Directive: All of the lines below are to be printed again exactly; images are excluded from the output.

+--

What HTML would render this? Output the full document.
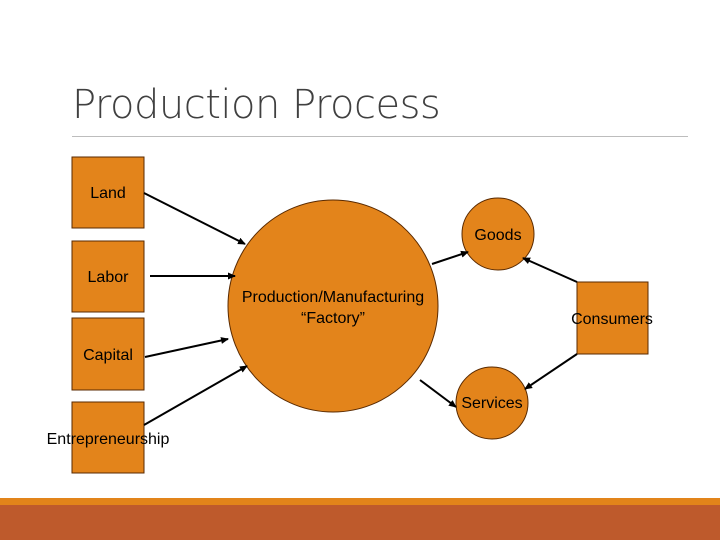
<!DOCTYPE html>
<html><head><style>
body{margin:0;width:720px;height:540px;overflow:hidden;background:#fff;position:relative;font-family:"Liberation Sans",sans-serif}
.t{position:absolute;left:72px;top:82px;font-size:40px;color:#404040;font-family:"DejaVu Sans","Liberation Sans",sans-serif;font-weight:200;letter-spacing:-0.5px}
</style></head><body>
<div class="t">Production Process</div>
<div style="position:absolute;left:72px;top:136px;width:616px;height:1px;background:#bdbdbd"></div>
<div style="position:absolute;left:0;top:498px;width:720px;height:7px;background:#e2841a"></div>
<div style="position:absolute;left:0;top:505px;width:720px;height:35px;background:#be5a2c"></div>
<svg width="720" height="540" style="position:absolute;left:0;top:0" font-family="Liberation Sans, sans-serif" font-size="16">
<defs><marker id="a" markerWidth="8" markerHeight="8" refX="7" refY="4" orient="auto" markerUnits="userSpaceOnUse"><path d="M0,0.5 L8,4 L0,7.5z" fill="#000"/></marker></defs>
<g fill="#e3841b" stroke="#5a2a00" stroke-width="1">
<rect x="72" y="157" width="72" height="71"/>
<rect x="72" y="241" width="72" height="71"/>
<rect x="72" y="318" width="72" height="72"/>
<rect x="72" y="402" width="72" height="71"/>
<rect x="577" y="282" width="71" height="72"/>
<ellipse cx="333" cy="306" rx="105" ry="106"/>
<circle cx="498" cy="234" r="36"/>
<circle cx="492" cy="403" r="36"/>
</g>
<g stroke="#000" stroke-width="2" marker-end="url(#a)">
<line x1="144" y1="193" x2="245" y2="244"/>
<line x1="150" y1="276" x2="235" y2="276"/>
<line x1="145" y1="357" x2="228" y2="339"/>
<line x1="144" y1="425" x2="247" y2="366"/>
<line x1="432" y1="264" x2="468" y2="252"/>
<line x1="420" y1="380" x2="456" y2="407"/>
<line x1="577" y1="282" x2="523" y2="258"/>
<line x1="577" y1="354" x2="525" y2="389"/>
</g>
<g fill="#000" text-anchor="middle">
<text x="108" y="198">Land</text>
<text x="108" y="282">Labor</text>
<text x="108" y="360">Capital</text>
<text x="108" y="444">Entrepreneurship</text>
<text x="333" y="302">Production/Manufacturing</text>
<text x="333" y="323">“Factory”</text>
<text x="498" y="240">Goods</text>
<text x="492" y="408">Services</text>
<text x="612" y="324">Consumers</text>
</g>
</svg>
</body></html>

+--

Response:
What HTML would render this? Output the full document.
<!DOCTYPE html>
<html><head><style>
body{margin:0;width:720px;height:540px;overflow:hidden;background:#fff;position:relative;font-family:"Liberation Sans",sans-serif}
.t{position:absolute;left:72px;top:82px;font-size:40px;color:#404040;font-family:"DejaVu Sans","Liberation Sans",sans-serif;font-weight:200;letter-spacing:-0.5px}
</style></head><body>
<div class="t">Production Process</div>
<div style="position:absolute;left:72px;top:136px;width:616px;height:1px;background:#bdbdbd"></div>
<div style="position:absolute;left:0;top:498px;width:720px;height:7px;background:#e2841a"></div>
<div style="position:absolute;left:0;top:505px;width:720px;height:35px;background:#be5a2c"></div>
<svg width="720" height="540" style="position:absolute;left:0;top:0" font-family="Liberation Sans, sans-serif" font-size="16">
<defs><marker id="a" markerWidth="8" markerHeight="8" refX="7" refY="4" orient="auto" markerUnits="userSpaceOnUse"><path d="M0,0.5 L8,4 L0,7.5z" fill="#000"/></marker></defs>
<g fill="#e3841b" stroke="#5a2a00" stroke-width="1">
<rect x="72" y="157" width="72" height="71"/>
<rect x="72" y="241" width="72" height="71"/>
<rect x="72" y="318" width="72" height="72"/>
<rect x="72" y="402" width="72" height="71"/>
<rect x="577" y="282" width="71" height="72"/>
<ellipse cx="333" cy="306" rx="105" ry="106"/>
<circle cx="498" cy="234" r="36"/>
<circle cx="492" cy="403" r="36"/>
</g>
<g stroke="#000" stroke-width="2" marker-end="url(#a)">
<line x1="144" y1="193" x2="245" y2="244"/>
<line x1="150" y1="276" x2="235" y2="276"/>
<line x1="145" y1="357" x2="228" y2="339"/>
<line x1="144" y1="425" x2="247" y2="366"/>
<line x1="432" y1="264" x2="468" y2="252"/>
<line x1="420" y1="380" x2="456" y2="407"/>
<line x1="577" y1="282" x2="523" y2="258"/>
<line x1="577" y1="354" x2="525" y2="389"/>
</g>
<g fill="#000" text-anchor="middle">
<text x="108" y="198">Land</text>
<text x="108" y="282">Labor</text>
<text x="108" y="360">Capital</text>
<text x="108" y="444">Entrepreneurship</text>
<text x="333" y="302">Production/Manufacturing</text>
<text x="333" y="323">“Factory”</text>
<text x="498" y="240">Goods</text>
<text x="492" y="408">Services</text>
<text x="612" y="324">Consumers</text>
</g>
</svg>
</body></html>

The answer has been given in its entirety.